Please transcribe the data that follows without the pictures, keeping every word the same.

Recorded information -
******************************

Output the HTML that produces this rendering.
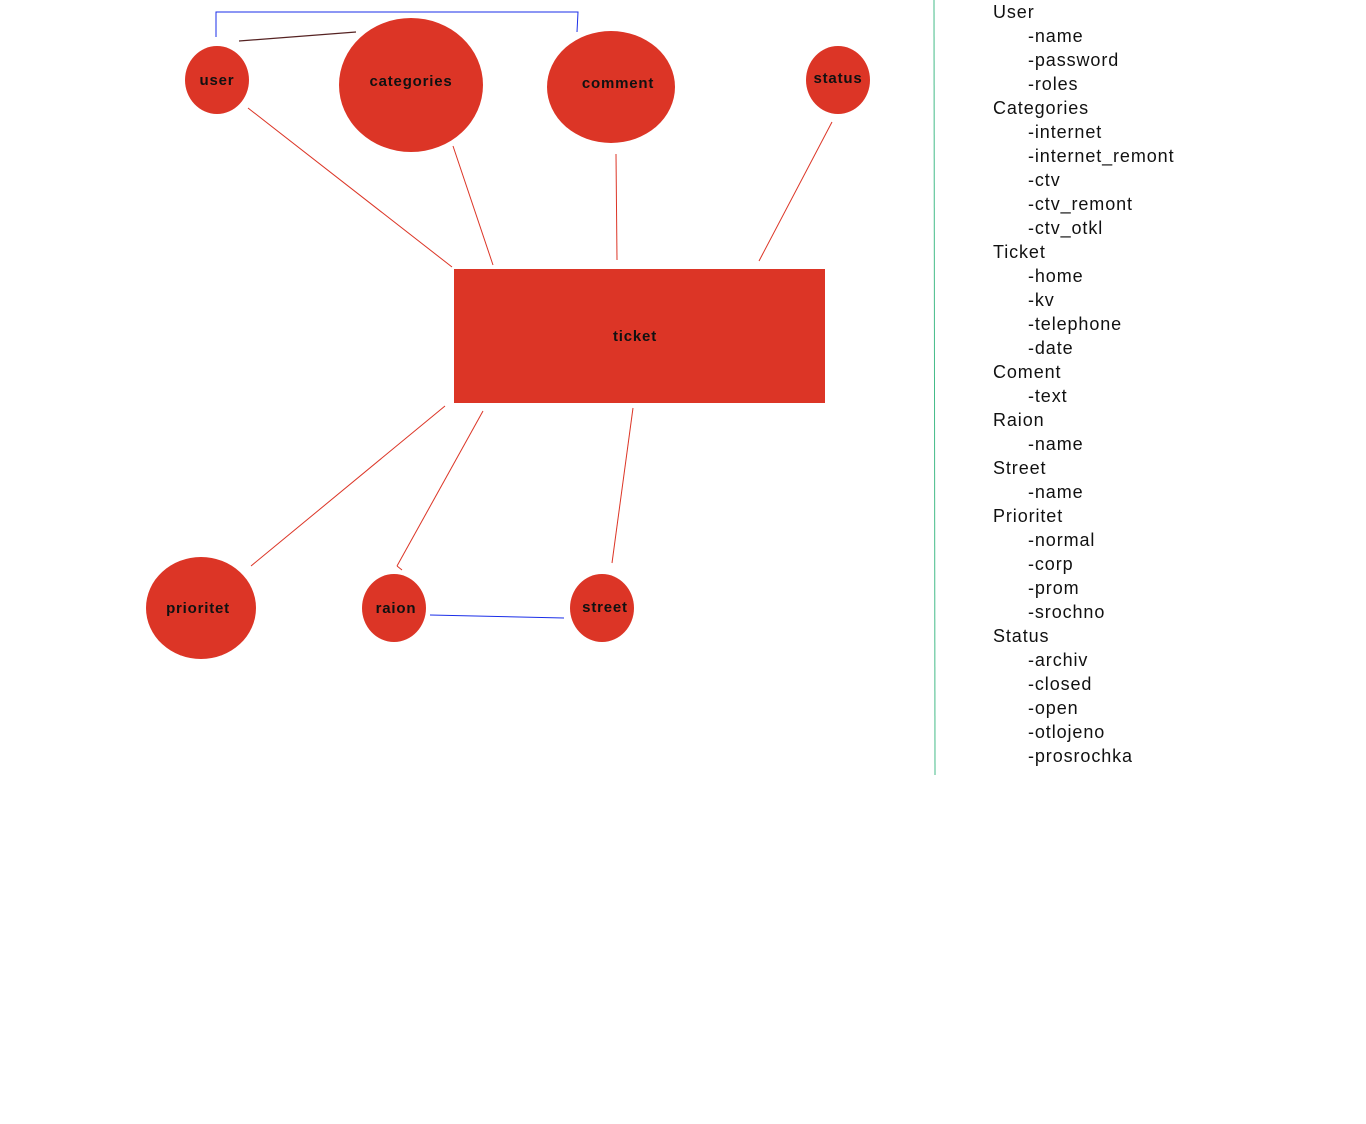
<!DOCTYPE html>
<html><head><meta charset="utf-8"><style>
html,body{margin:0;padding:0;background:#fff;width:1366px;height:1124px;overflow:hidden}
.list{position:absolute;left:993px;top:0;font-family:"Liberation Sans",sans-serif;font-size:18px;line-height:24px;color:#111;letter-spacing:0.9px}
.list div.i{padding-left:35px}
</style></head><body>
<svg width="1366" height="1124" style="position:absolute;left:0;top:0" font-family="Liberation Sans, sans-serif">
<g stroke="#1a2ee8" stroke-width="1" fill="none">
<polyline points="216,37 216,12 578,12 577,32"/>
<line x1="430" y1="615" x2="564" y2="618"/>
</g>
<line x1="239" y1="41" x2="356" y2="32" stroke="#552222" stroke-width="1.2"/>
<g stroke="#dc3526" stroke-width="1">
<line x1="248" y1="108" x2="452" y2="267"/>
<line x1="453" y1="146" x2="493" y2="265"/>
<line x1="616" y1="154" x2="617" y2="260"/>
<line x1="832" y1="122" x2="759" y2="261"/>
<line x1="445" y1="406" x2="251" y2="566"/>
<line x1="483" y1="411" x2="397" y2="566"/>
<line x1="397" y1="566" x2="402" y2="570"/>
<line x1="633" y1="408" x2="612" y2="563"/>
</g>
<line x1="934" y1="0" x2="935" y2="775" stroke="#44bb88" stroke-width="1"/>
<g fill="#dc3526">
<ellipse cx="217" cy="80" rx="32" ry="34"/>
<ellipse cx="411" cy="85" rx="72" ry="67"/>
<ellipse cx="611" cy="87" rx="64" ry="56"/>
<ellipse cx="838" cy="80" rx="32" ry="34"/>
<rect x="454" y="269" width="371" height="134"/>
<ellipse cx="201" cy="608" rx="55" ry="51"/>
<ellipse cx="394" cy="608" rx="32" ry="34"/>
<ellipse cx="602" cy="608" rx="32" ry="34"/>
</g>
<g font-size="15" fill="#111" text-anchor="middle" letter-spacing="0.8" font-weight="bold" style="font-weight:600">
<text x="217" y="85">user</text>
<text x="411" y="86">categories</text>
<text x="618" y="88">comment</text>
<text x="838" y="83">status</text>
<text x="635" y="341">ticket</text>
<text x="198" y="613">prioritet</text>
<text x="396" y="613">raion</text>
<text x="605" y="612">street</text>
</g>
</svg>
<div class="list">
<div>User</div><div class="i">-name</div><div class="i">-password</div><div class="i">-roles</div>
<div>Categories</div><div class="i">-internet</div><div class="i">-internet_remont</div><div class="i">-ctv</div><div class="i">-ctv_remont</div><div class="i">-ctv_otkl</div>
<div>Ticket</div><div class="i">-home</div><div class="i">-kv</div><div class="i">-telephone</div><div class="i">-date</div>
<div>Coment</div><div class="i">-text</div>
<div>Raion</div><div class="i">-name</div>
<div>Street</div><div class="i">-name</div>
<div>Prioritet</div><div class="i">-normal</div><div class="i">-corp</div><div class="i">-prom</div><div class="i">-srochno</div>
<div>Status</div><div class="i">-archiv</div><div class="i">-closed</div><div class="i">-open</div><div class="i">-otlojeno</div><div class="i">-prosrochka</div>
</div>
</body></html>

******************************

Full response -
Output the HTML that produces this rendering.
<!DOCTYPE html>
<html><head><meta charset="utf-8"><style>
html,body{margin:0;padding:0;background:#fff;width:1366px;height:1124px;overflow:hidden}
.list{position:absolute;left:993px;top:0;font-family:"Liberation Sans",sans-serif;font-size:18px;line-height:24px;color:#111;letter-spacing:0.9px}
.list div.i{padding-left:35px}
</style></head><body>
<svg width="1366" height="1124" style="position:absolute;left:0;top:0" font-family="Liberation Sans, sans-serif">
<g stroke="#1a2ee8" stroke-width="1" fill="none">
<polyline points="216,37 216,12 578,12 577,32"/>
<line x1="430" y1="615" x2="564" y2="618"/>
</g>
<line x1="239" y1="41" x2="356" y2="32" stroke="#552222" stroke-width="1.2"/>
<g stroke="#dc3526" stroke-width="1">
<line x1="248" y1="108" x2="452" y2="267"/>
<line x1="453" y1="146" x2="493" y2="265"/>
<line x1="616" y1="154" x2="617" y2="260"/>
<line x1="832" y1="122" x2="759" y2="261"/>
<line x1="445" y1="406" x2="251" y2="566"/>
<line x1="483" y1="411" x2="397" y2="566"/>
<line x1="397" y1="566" x2="402" y2="570"/>
<line x1="633" y1="408" x2="612" y2="563"/>
</g>
<line x1="934" y1="0" x2="935" y2="775" stroke="#44bb88" stroke-width="1"/>
<g fill="#dc3526">
<ellipse cx="217" cy="80" rx="32" ry="34"/>
<ellipse cx="411" cy="85" rx="72" ry="67"/>
<ellipse cx="611" cy="87" rx="64" ry="56"/>
<ellipse cx="838" cy="80" rx="32" ry="34"/>
<rect x="454" y="269" width="371" height="134"/>
<ellipse cx="201" cy="608" rx="55" ry="51"/>
<ellipse cx="394" cy="608" rx="32" ry="34"/>
<ellipse cx="602" cy="608" rx="32" ry="34"/>
</g>
<g font-size="15" fill="#111" text-anchor="middle" letter-spacing="0.8" font-weight="bold" style="font-weight:600">
<text x="217" y="85">user</text>
<text x="411" y="86">categories</text>
<text x="618" y="88">comment</text>
<text x="838" y="83">status</text>
<text x="635" y="341">ticket</text>
<text x="198" y="613">prioritet</text>
<text x="396" y="613">raion</text>
<text x="605" y="612">street</text>
</g>
</svg>
<div class="list">
<div>User</div><div class="i">-name</div><div class="i">-password</div><div class="i">-roles</div>
<div>Categories</div><div class="i">-internet</div><div class="i">-internet_remont</div><div class="i">-ctv</div><div class="i">-ctv_remont</div><div class="i">-ctv_otkl</div>
<div>Ticket</div><div class="i">-home</div><div class="i">-kv</div><div class="i">-telephone</div><div class="i">-date</div>
<div>Coment</div><div class="i">-text</div>
<div>Raion</div><div class="i">-name</div>
<div>Street</div><div class="i">-name</div>
<div>Prioritet</div><div class="i">-normal</div><div class="i">-corp</div><div class="i">-prom</div><div class="i">-srochno</div>
<div>Status</div><div class="i">-archiv</div><div class="i">-closed</div><div class="i">-open</div><div class="i">-otlojeno</div><div class="i">-prosrochka</div>
</div>
</body></html>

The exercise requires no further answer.